In the Sky: Design Inspired by Nature
I enjoy books that invite me to take a look at the world differently, and In The Sky does just that.
The concept for the book is an examination of the way nature has inspired innovation, engineering and architecture. Studying how animals solve problems that enable them to be successful in the wild presents lots of ideas which humans over the centuries have tried to emulate. These ideas have spawned inventions from the earliest flying machines, which used the concept of flapping wings, to the futuristic Lockheed Stratoliner based on the shape of the bar-tailed godwit (the bird that holds the record for the longest nonstop flight).
I was fascinated to read how a penguin, owl and kingfisher have all influenced the design of the Japanese bullet train, which can reach speeds of over 200 miles an hour. And that German scientists have developed a technology inspired by a spider’s web to create glass that can be seen by birds (thus preventing them from flying into windows) but remains invisible to the human eye. These are just a few of the hundreds of snippets of information packed into the book.
The information is organised around key themes such as the hexagonal shape of the honeycomb, which a double page-spread allocated to each topic.

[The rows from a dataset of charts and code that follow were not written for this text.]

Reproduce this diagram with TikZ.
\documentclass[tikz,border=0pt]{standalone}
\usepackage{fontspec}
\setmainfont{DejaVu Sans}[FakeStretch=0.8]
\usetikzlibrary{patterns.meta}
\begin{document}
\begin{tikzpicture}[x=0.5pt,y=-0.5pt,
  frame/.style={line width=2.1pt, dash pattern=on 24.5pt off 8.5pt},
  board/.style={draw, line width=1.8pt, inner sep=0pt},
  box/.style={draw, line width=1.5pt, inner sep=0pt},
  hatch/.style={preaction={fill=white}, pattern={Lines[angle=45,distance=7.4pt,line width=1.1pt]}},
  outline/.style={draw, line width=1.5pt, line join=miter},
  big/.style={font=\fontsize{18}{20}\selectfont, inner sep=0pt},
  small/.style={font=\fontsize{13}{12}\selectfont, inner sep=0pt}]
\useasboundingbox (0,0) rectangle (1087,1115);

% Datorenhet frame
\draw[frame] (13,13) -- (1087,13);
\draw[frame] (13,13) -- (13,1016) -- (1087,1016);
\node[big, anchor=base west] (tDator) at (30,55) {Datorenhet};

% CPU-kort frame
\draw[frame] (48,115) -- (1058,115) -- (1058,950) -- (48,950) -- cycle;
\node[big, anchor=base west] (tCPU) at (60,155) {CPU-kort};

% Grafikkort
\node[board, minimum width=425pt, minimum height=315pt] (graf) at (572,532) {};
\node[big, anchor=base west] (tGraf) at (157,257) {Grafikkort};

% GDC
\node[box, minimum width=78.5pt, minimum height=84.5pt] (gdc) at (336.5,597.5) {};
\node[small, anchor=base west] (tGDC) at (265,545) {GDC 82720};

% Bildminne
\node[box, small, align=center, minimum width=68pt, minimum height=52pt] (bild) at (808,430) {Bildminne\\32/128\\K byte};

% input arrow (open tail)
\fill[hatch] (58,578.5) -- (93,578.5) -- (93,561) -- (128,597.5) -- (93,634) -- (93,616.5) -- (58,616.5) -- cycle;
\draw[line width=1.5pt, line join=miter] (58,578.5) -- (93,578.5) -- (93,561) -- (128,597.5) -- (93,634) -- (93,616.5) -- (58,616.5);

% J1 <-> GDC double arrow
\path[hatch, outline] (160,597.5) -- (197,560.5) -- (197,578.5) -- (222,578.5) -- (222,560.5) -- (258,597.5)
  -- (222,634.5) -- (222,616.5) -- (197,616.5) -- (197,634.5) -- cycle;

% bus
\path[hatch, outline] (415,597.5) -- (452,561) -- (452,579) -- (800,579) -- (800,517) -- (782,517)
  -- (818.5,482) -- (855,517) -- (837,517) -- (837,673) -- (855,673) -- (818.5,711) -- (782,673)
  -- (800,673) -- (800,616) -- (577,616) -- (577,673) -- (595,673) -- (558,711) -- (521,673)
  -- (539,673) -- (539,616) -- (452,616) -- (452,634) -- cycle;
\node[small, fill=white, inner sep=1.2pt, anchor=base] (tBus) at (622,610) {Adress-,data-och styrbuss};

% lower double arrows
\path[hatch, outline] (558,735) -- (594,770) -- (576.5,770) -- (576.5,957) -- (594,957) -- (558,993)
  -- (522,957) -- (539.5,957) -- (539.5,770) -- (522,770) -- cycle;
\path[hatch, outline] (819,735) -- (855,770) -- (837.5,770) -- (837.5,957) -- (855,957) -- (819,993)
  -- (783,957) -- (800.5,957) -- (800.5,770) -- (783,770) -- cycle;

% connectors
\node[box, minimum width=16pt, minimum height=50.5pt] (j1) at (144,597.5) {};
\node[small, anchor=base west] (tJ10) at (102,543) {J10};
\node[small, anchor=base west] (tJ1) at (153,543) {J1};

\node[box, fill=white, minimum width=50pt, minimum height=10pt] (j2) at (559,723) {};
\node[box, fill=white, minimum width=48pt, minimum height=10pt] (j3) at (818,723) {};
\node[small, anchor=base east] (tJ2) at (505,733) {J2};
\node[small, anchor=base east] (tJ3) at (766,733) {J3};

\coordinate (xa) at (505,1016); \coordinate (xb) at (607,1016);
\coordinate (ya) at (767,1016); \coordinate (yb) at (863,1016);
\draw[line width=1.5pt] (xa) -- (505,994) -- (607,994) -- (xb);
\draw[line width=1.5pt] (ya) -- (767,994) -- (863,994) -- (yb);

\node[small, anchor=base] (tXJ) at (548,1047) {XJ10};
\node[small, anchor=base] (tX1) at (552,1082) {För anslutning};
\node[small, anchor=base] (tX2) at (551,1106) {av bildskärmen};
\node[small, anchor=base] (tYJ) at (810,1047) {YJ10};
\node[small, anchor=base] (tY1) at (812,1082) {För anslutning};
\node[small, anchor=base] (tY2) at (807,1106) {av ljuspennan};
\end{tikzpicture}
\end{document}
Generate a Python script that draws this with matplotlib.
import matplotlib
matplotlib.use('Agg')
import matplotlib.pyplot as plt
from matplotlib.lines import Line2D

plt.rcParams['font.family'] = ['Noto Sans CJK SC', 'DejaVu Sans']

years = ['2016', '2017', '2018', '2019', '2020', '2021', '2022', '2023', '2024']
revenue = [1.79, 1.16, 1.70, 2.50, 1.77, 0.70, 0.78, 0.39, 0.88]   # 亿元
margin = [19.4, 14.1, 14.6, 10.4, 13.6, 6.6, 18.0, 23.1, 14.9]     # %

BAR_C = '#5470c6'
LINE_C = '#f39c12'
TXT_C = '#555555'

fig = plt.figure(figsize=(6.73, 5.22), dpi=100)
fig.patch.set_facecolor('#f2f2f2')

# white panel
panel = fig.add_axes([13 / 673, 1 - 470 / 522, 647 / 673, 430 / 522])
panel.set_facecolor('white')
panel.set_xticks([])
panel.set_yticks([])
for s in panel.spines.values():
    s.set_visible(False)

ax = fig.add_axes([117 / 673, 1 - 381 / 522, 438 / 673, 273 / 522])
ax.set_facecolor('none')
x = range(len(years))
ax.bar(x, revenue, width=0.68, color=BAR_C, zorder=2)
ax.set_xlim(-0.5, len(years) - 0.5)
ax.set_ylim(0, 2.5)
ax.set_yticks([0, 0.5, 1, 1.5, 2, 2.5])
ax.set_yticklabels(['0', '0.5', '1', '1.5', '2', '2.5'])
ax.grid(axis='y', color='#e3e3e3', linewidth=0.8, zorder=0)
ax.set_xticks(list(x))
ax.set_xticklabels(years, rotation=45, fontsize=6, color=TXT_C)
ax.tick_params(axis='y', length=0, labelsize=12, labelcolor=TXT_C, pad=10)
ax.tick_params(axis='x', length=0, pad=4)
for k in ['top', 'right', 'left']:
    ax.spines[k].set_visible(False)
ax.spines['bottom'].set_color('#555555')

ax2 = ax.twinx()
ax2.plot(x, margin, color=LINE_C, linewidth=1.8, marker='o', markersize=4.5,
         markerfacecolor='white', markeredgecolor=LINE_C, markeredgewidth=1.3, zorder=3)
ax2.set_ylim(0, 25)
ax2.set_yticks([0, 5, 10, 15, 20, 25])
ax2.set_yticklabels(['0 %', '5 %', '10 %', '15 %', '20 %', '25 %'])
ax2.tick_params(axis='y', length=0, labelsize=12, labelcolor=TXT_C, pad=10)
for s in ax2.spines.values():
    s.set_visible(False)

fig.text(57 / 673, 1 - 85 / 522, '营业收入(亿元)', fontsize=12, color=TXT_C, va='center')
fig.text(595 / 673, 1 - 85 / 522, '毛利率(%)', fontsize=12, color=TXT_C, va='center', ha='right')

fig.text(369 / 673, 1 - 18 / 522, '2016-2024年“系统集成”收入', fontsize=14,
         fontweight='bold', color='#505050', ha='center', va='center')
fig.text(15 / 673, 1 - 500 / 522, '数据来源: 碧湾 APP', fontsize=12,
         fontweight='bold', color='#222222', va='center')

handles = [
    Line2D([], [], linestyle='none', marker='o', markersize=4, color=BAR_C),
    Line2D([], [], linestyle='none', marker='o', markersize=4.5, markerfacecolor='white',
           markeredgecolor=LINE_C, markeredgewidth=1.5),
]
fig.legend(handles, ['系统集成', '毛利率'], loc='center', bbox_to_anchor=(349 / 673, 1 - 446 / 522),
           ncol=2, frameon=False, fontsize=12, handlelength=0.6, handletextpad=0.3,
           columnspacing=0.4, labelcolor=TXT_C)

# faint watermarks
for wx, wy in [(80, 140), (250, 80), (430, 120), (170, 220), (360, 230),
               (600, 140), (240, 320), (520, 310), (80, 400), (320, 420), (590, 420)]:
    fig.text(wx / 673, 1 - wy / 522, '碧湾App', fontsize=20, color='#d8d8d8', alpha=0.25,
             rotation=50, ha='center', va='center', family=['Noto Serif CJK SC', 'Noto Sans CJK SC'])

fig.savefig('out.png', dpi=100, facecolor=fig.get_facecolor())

It is a technical book, and it’s good that technical vocabulary is used and included in the glossary. The addition of a pronunciation guide for less familiar technical words would have been useful. Although terms such as chlorophyll, mycelium network and proboscis may be familiar to adults, they often look strange to younger readers. Pronunciation guides can support them at the point of reading, so they don’t have to resort to locating another source (most won’t bother to do this).
For the most part, the layout is clear. It is evident which blocks of text fit with which images. The text is clear and readable, presented in a font which is easy on the eye, especially important for younger readers when they are meeting the challenge of reading nonfiction texts, which are usually more demanding for them than fiction. There is plenty of space between each block of information which is placed around colourful pictures.
I did find the design overly fussy with bright colours competing for attention so that it wasn’t always a comfortable reading experience. In fact, I put the book down a few times to return to later. The number of colours on the page combined with random swirls and squiggles was off-putting and didn’t help unify the themes on each page. And the shiny paper stock felt more like a glossy magazine.
Some of the diagrams were a little strange—for example, the diagram within the bubble showing photosynthesis below. You do need to understand photosynthesis to understand what this diagram is showing. To check that I was just in the criticism, I asked a couple of eleven-year-olds and another adult to tell me what it showed. None of them could explain it without prompting. To be fair, there is a clearer diagram on the proceeding page, so perhaps it is redundant here.
In spite of the reservations about presentation, the content is appealing and informative. It would be a good addition to the school library to generate interest in STEM topics, which are often presented more drily.